The article does mention the idea of using Bayesian inference for addressing these problems, but only very late and very incidentally (and mentioning that this entail some "subjectivity"). As for the expression "posterior probability", it is not mentioned any single time in the whole article. Yet, for me, the figure should read as: prior probabilities (top), p-values (middle), and posterior probabilities (bottom).
Why not mentioning the name of the central concept of your whole discourse? I suspect this is because classical frequentism has censored this question for 70 years: you were not supposed to even talk about the probability that a hypothesis is true or false given the available evidence, since hypotheses were not supposed to be random events. Therefore, presumably, if you want to reach a sufficiently large audience, then, you should perhaps better not wave a bright red flag (posterior probabilities? subjective!).
Just to be clear: what I am saying here does not imply that Bayesian hypothesis testing, at least the current state-of-the-art version of it, is more reliable than p-values. Personally, I think that there are many, many problems to be addressed there as well. I am not even suggesting that, ultimately, Bayes factors or posterior probabilities should necessarily be used as the reference for assessing significance of scientific findings. I still don't have a very clear opinion about that.
Also, by Bayesian, I do not mean subjectivist.
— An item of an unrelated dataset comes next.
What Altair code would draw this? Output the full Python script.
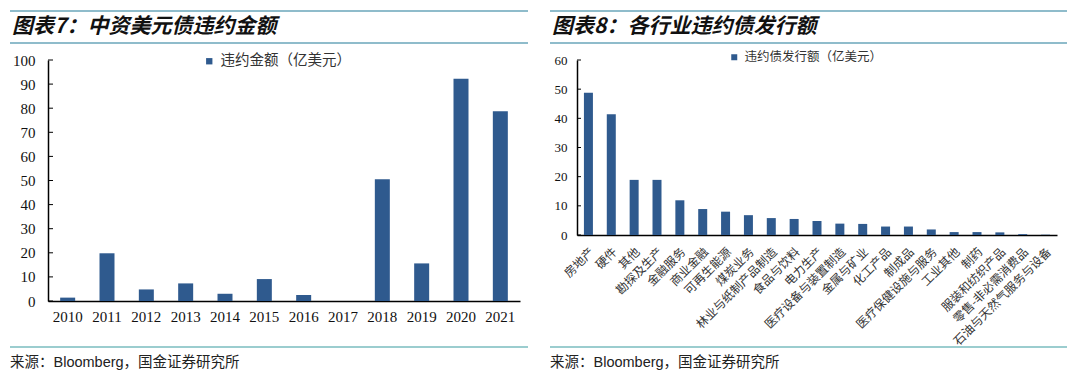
import altair as alt
import pandas as pd

# ---------------- data ----------------
years = ["2010", "2011", "2012", "2013", "2014", "2015", "2016", "2017",
         "2018", "2019", "2020", "2021"]
default_amounts = [1.4, 19.8, 4.8, 7.3, 3.0, 9.1, 2.5, 0.0, 50.5, 15.6, 92.2, 78.7]

industries = ["房地产", "硬件", "其他", "勘探及生产", "金融服务", "商业金融",
              "可再生能源", "煤炭业务", "林业与纸制产品制造", "食品与饮料",
              "电力生产", "医疗设备与装置制造", "金属与矿业", "化工产品", "制成品",
              "医疗保健设施与服务", "工业其他", "制药", "服装和纺织产品",
              "零售-非必需消费品", "石油与天然气服务与设备"]
industry_amounts = [48.8, 41.4, 18.9, 18.9, 11.9, 8.9, 8.0, 6.8, 5.8, 5.5,
                    4.8, 3.9, 3.8, 2.9, 2.9, 1.9, 1.0, 1.0, 0.9, 0.3, 0.1]

left_ticks = [0, 10, 20, 30, 40, 50, 60, 70, 80, 90, 100]
right_ticks = [0, 10, 20, 30, 40, 50, 60]

title_left = "图表7：中资美元债违约金额"
title_right = "图表8：各行业违约债发行额"
legend_left = "违约金额（亿美元）"
legend_right = "违约债发行额（亿美元）"
source_text = "来源：Bloomberg，国金证券研究所"

# ---------------- style ----------------
BAR = "#2F5A8E"
RULE_TOP = "#8FBCCB"
RULE_BOTTOM = "#9BCDCF"
SERIF = "Liberation Serif"
CJK = "Noto Sans CJK SC"
MIXED = "Liberation Sans, Arial, Noto Sans CJK SC"

one = pd.DataFrame({"k": [0]})


def decorations(x0, x1, title):
    top = alt.Chart(one).mark_rule(color=RULE_TOP, strokeWidth=2).encode(
        x=alt.value(x0), x2=alt.value(x1), y=alt.value(-49))
    mid = alt.Chart(one).mark_rule(color=RULE_TOP, strokeWidth=2).encode(
        x=alt.value(x0), x2=alt.value(x1), y=alt.value(-17))
    bot = alt.Chart(one).mark_rule(color=RULE_BOTTOM, strokeWidth=2).encode(
        x=alt.value(x0), x2=alt.value(x1), y=alt.value(287))
    ttl = alt.Chart(one).mark_text(
        align="left", baseline="middle", font=CJK, fontSize=21,
        fontWeight="bold", fontStyle="italic", color="#111").encode(
        x=alt.value(x0 + 2), y=alt.value(-33), text=alt.value(title))
    src = alt.Chart(one).mark_text(
        align="left", baseline="middle", font=MIXED, fontSize=14.5,
        color="#222").encode(
        x=alt.value(x0), y=alt.value(303), text=alt.value(source_text))
    return [top, mid, bot, ttl, src]


# ---------------- left panel ----------------
df_left = pd.DataFrame({"year": years, "amount": default_amounts,
                        "series": legend_left})
yscale_left = alt.Scale(domain=[0, 100], nice=False)
yaxis_left = alt.Axis(values=left_ticks, labelFont=SERIF, labelFontSize=15,
                      labelColor="#111", ticks=False, labelPadding=13,
                      domainColor="#000", domainWidth=1.5, grid=False)

bars_left = alt.Chart(df_left).mark_bar(size=15).encode(
    x=alt.X("year:N", sort=years, title=None,
            scale=alt.Scale(paddingInner=0, paddingOuter=0),
            axis=alt.Axis(labelAngle=0, labelFont=SERIF, labelFontSize=15,
                          labelColor="#111", ticks=False, domainColor="#000",
                          domainWidth=1.5, labelPadding=8, grid=False)),
    y=alt.Y("amount:Q", scale=yscale_left, title=None, axis=yaxis_left),
    color=alt.Color("series:N", scale=alt.Scale(range=[BAR]),
                    legend=alt.Legend(orient="none", legendX=154, legendY=-6,
                                      title=None, symbolType="square",
                                      symbolSize=40, labelFont=CJK,
                                      labelFontSize=14.5, labelColor="#333",
                                      symbolStrokeWidth=0)),
)

ticks_left = alt.Chart(pd.DataFrame({"v": left_ticks})).mark_rule(
    color="#000", strokeWidth=1).encode(
    y=alt.Y("v:Q", scale=yscale_left, title=None, axis=yaxis_left),
    x=alt.value(0), x2=alt.value(5))

left = alt.layer(bars_left, ticks_left, *decorations(-38, 480, title_left)).properties(
    width=472, height=241)

# ---------------- right panel ----------------
df_right = pd.DataFrame({"industry": industries, "amount": industry_amounts,
                         "series": legend_right})
yscale_right = alt.Scale(domain=[0, 60], nice=False)
yaxis_right = alt.Axis(values=right_ticks, labelFont=SERIF, labelFontSize=13,
                       labelColor="#111", ticks=False, labelPadding=10,
                       domainColor="#000", domainWidth=1.5, grid=False)

bars_right = alt.Chart(df_right).mark_bar(size=9).encode(
    x=alt.X("industry:N", sort=industries, title=None,
            scale=alt.Scale(paddingInner=0, paddingOuter=0),
            axis=alt.Axis(labelAngle=-45, labelFont=CJK, labelFontSize=12,
                          labelColor="#333", ticks=False, domainColor="#000",
                          domainWidth=1.5, labelPadding=11, grid=False)),
    y=alt.Y("amount:Q", scale=yscale_right, title=None, axis=yaxis_right),
    color=alt.Color("series:N", scale=alt.Scale(range=[BAR]),
                    legend=alt.Legend(orient="none", legendX=151, legendY=-9,
                                      title=None, symbolType="square",
                                      symbolSize=36, labelFont=CJK,
                                      labelFontSize=12.5, labelColor="#333",
                                      symbolStrokeWidth=0)),
)

ticks_right = alt.Chart(pd.DataFrame({"v": right_ticks})).mark_rule(
    color="#000", strokeWidth=1).encode(
    y=alt.Y("v:Q", scale=yscale_right, title=None, axis=yaxis_right),
    x=alt.value(0), x2=alt.value(4))

right = alt.layer(bars_right, ticks_right, *decorations(-27, 490, title_right)).properties(
    width=480, height=175)

chart = alt.hconcat(left, right, spacing=57, bounds="flush").resolve_scale(
    color="independent").resolve_legend(color="independent").properties(
    padding={"left": 1, "top": 2, "right": 0, "bottom": 0},
    background="white").configure_view(stroke=None)

chart.save("out.html", embed_options={"renderer": "svg", "actions": False})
I just refer to the concept of evidential probabilities, i.e. probabilites of hypotheses conditional on observed facts (in this respect, I think I am true to the spirit of Bayes and Laplace.)
What I am saying is just that one should perhaps call things by their names.
In any case, the whole question of the relation between p-values and the lack of replication of scientific discoveries cannot be correctly conceptualized without articulating together ideas traditionally attached to both the Bayesian and the classical frequentist schools. That's what makes the question theoretically interesting, in addition to being urgent for its practical consequences.
Johnson, V. E. (2013). Revised standards for statistical evidence. Proceedings of the National Academy of Sciences, 110:19313.
Berger, J. O., & Sellke, T. (1987). Testing a point null hypothesis: the irreconcilability of P values and evidence. Journal of the American Statistical Association, 82:112.